There are legitimate users of these services that value privacy, but there are also bad actors – state-sponsored hackers like the Lazarus Group (North Korea) and other hackers. But can you really prevent people from running code?
A few questions:
What does it mean to sanction a smart contract? GitHub removed the developer's repository and account, but others already have copies of the code and can deploy it. You can identify direct copies of the program, but any small modification would result in a different checksum and therefore be harder to identify.
Will there be a premium for freshly minted tokens? Receiving tokens that can be traced back to some crime or illegal activity can create the risk of government forfeiture.

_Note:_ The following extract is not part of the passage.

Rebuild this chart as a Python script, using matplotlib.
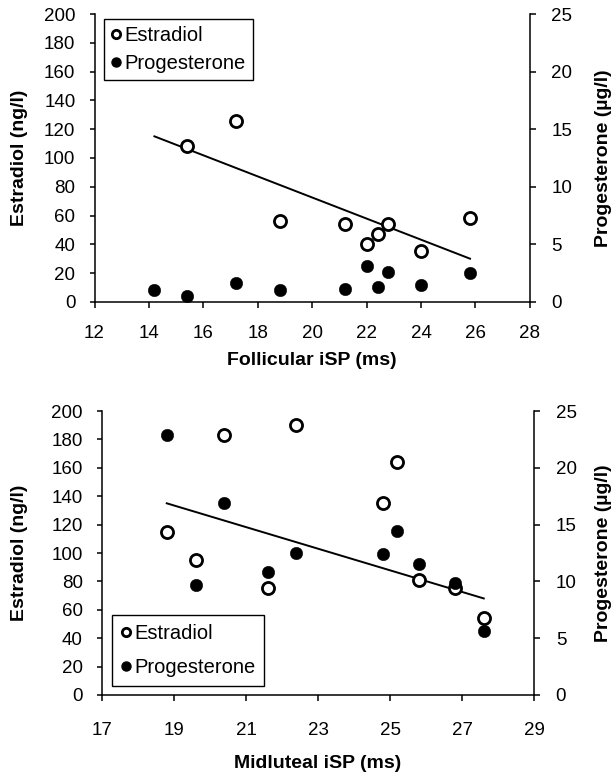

There might soon be a distinction between "clean" tokens – tokens that can be traced back to their origin without being in the hands of bad actors – and "dirty" tokens.
Blockchains are permissionless. That means that, similar to email, anyone can send you tokens, NFTs, or anything else on the blockchain. What happens a bad actor sends you dirty tokens or data with illegal contents, and it's found in your wallet?
What happens to zero-knowledge rollups, which provide another privacy mechanism in public blockchains? They can be used for the same purpose.
Will this limit the blast radius of large hacks if hackers can't launder their stolen tokens? New mixers will emerge, but mixers work best when there's significant liquidity.
I tend to be an optimist. These problems are solvable but require different tradeoffs. Not all laws will get things right the first time around. Especially as the substrate underneath them changes rapidly.